I'm looking at a 2008 Prince - and it looks like this (minus the wheels)
View attachment 282885

Gorgeous bike, in my opinion. It has a higher grade Carbon than the current FP Quattro - but has the technology on the rest of the bike improved enough to where I would be better with a '12 Quattro than a '08 Prince? 

The Prince is priced higher than the Quattro, which seems wrong to me (even though it was an expensive bike initially). It's full SRAM Force for $3600. I love the color significantly more than the '12 Quattros, which I could get one under $3k with mostly Force (some Rival components).

Thanks for your thoughts!

Here's the quattro...
View attachment 282884


----------



## HandyAndy (Feb 2, 2004)

Go with the one that sings to you a bit more. I doubt you'd notice any real performance difference if the FP is actually better, which i doubt. BEsides you have to look at the bike underneath you every day. I'd get the Prince. Better carbon, better name etc.

that prince is georgeous by the way!!


----------



## masi85 (Feb 20, 2007)

Your second photo is a FP Due not a Quattro. The Quattro uses the same molds as the Paris and has curvy top tube not straight like the Due.


----------



## ontheuptick (Jan 12, 2012)

masi85 said:


> Your second photo is a FP Due not a Quattro. The Quattro uses the same molds as the Paris and has curvy top tube not straight like the Due.


My bad! Did a quick google search for the stock photo of that color and grabbed the wrong one. Anyway, its the Quattro in that color.


----------



## bensinep (May 1, 2011)

The 2008 Prince did not have a replaceable rear derailleur hanger, if I remember correctly. Of course, it made up for it with the unique, "The Prince Returns" slogan on the FP decal near the seat tube.


----------



## ontheuptick (Jan 12, 2012)

bensinep said:


> The 2008 Prince did not have a replaceable rear derailleur hanger, if I remember correctly. Of course, it made up for it with the unique, "The Prince Returns" slogan on the FP decal near the seat tube.


Sorry, but I don't know bike tech very well. Is this a problem that I should be concerned with?


----------



## bensinep (May 1, 2011)

The replaceable derailleur hanger is designed to fail before the carbon around it. That way, if you fall or crash and the derailleur hits the ground or some other object that gives it a good whack, the derailleur hanger will bend rather than wrecking your frame. You just need to replace the hanger.

The decal thing was just me joking around but I thought it was cool that they put it on the 2008's and removed it after that.


----------



## AJ88V (Nov 14, 2012)

Suggest you call Clive at Glory Cycles. He gave me a very attractive price on building up a 2012 Paris (with internally routed cables). It has the carbon you are looking for and it's only a few hundred dollars more than that '08 Prince.

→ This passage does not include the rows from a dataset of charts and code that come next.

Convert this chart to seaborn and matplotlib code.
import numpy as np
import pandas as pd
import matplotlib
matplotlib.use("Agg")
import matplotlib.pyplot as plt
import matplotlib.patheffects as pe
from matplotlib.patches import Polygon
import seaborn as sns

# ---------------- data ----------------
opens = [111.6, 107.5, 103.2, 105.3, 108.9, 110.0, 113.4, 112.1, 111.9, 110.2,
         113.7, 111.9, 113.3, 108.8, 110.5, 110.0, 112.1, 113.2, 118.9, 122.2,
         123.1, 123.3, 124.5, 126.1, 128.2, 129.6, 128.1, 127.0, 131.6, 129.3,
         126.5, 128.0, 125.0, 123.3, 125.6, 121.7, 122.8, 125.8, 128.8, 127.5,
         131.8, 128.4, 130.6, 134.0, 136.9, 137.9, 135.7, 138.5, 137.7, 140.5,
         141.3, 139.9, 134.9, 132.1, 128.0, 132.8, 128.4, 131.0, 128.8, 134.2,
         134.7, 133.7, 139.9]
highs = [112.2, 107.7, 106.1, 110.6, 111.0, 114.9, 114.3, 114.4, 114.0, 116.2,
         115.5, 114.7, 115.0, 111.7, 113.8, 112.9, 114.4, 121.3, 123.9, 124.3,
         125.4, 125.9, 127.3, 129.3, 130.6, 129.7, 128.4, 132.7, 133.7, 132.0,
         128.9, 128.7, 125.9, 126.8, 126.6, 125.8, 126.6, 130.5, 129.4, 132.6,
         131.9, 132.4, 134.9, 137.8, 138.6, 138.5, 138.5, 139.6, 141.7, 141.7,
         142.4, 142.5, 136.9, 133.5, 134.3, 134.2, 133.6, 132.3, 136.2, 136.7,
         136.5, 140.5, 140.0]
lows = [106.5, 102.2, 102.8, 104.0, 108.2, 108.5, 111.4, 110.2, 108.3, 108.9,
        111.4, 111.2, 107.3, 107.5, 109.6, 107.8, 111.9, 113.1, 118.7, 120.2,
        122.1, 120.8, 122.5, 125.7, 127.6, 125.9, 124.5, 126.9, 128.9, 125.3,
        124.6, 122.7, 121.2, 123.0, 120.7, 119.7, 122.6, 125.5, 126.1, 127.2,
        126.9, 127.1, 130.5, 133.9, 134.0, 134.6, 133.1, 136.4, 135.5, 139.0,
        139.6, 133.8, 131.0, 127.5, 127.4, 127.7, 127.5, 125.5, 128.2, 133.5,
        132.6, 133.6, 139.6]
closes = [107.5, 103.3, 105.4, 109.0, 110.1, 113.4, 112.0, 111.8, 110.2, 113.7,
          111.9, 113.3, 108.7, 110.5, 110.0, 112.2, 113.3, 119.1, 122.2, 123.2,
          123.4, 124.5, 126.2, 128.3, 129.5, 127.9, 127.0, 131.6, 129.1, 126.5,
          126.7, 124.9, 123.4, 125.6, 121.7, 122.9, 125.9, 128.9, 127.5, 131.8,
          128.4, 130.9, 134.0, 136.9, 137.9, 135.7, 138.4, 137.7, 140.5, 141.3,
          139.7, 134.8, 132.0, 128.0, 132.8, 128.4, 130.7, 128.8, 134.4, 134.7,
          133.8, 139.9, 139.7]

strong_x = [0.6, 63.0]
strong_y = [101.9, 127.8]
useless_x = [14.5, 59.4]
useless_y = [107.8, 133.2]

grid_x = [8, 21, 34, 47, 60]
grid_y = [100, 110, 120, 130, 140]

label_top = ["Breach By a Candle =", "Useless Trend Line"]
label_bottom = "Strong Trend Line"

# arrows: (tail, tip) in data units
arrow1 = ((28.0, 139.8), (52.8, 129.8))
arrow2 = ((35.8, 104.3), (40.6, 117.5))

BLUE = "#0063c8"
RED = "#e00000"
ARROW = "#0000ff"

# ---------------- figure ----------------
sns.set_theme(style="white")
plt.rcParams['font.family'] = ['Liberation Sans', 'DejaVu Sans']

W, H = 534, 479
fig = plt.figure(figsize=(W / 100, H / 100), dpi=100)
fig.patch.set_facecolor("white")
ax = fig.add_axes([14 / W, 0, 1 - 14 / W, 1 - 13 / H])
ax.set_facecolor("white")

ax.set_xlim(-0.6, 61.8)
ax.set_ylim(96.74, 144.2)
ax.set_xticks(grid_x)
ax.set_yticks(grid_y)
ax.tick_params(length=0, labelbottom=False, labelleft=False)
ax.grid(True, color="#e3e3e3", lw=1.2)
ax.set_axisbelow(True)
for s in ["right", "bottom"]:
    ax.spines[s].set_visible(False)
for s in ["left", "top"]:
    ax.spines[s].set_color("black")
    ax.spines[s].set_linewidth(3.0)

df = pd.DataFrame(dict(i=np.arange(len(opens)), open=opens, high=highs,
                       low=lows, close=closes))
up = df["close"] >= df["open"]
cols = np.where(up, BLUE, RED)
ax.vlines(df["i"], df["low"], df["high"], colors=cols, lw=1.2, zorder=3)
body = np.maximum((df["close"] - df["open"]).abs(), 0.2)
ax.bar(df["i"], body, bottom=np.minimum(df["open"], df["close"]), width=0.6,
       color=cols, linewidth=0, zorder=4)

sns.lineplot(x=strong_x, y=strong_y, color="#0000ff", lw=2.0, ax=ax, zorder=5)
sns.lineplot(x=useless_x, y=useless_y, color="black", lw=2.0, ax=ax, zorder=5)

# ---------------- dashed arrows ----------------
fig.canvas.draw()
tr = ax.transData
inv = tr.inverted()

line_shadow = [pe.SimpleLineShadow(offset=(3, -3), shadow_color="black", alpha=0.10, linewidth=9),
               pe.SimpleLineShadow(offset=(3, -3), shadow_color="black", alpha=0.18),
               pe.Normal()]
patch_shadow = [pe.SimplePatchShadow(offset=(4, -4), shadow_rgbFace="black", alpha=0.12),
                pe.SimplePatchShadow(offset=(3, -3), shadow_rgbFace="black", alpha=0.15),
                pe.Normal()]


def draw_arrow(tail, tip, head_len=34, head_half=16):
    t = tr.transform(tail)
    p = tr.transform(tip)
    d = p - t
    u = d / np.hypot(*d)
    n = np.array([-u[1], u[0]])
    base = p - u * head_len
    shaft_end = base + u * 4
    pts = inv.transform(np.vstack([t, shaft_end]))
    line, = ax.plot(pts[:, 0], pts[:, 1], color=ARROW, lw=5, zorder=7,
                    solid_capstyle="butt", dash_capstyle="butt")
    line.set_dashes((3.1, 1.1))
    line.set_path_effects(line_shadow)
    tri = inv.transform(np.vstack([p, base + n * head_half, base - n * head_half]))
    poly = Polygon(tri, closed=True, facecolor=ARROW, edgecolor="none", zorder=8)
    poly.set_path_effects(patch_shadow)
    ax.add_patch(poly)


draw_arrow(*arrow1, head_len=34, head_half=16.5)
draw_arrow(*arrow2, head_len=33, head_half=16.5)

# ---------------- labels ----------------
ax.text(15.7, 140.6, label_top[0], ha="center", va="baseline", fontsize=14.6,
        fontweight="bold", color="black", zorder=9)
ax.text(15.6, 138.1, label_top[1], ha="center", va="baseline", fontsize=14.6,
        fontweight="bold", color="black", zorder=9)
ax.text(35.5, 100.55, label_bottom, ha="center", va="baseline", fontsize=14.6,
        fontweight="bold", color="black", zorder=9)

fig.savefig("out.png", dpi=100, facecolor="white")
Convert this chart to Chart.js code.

FWIW, my '12 Quattro rides very very similarly to my son's '08 Paris, but I still wish I'd gone for the deal mentioned above, especially since spending more $$s to weight weenie my bike.


----------



## multrebla (Jun 24, 2013)

I second the suggestion to give Clive at Glory Cycles a buzz. I was trying to decide between getting a Paris or Quattro and just wound up going with a 2012 Dogma.


----------